BEGIN Entries supplied
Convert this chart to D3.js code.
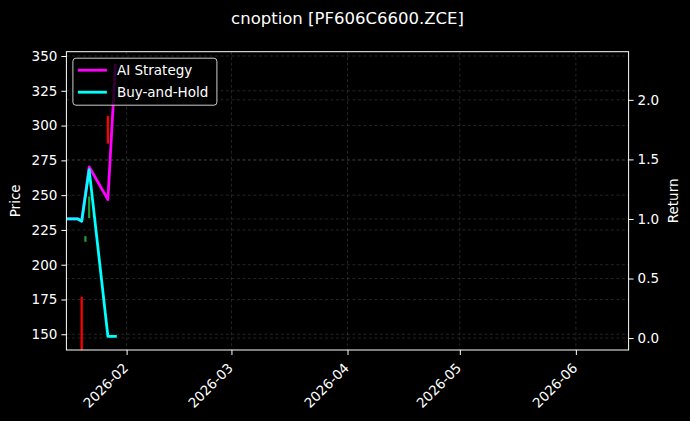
END Entries supplied
BEGIN Entries supplied
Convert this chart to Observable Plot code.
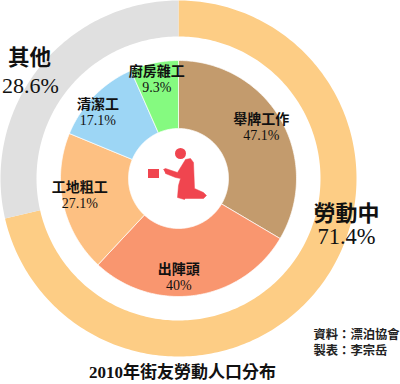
END Entries supplied
BEGIN Entries supplied
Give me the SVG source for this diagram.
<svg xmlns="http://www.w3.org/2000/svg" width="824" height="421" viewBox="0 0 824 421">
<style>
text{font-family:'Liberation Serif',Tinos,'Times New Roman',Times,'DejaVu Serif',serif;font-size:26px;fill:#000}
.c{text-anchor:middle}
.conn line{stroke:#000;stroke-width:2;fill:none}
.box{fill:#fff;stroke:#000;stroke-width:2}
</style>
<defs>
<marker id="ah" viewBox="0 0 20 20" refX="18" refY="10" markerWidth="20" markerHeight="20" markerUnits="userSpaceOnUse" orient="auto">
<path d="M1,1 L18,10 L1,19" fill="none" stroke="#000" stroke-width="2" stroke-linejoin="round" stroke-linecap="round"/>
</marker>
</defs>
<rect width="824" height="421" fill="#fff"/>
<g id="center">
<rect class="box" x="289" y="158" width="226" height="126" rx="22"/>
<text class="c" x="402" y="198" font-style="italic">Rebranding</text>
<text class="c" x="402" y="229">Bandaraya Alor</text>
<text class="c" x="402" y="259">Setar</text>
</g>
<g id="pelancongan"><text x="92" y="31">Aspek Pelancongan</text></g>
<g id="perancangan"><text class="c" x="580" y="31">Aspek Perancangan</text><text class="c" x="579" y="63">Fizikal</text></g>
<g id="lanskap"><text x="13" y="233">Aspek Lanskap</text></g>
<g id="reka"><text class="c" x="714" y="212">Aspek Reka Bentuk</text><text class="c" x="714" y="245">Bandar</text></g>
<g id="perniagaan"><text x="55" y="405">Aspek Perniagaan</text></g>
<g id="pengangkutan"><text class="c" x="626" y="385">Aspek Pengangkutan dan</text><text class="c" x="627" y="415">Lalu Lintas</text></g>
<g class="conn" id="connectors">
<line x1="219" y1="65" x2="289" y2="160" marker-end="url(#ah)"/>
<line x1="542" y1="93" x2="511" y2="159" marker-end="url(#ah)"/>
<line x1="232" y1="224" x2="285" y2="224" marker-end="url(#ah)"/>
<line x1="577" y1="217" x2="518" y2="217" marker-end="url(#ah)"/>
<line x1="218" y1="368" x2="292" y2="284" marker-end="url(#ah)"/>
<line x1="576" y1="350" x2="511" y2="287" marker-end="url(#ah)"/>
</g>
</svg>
END Entries supplied
Short exercise: Copy every single line of the material above that holds "code".

Answer for this exercise:
Convert this chart to D3.js code.
Convert this chart to Observable Plot code.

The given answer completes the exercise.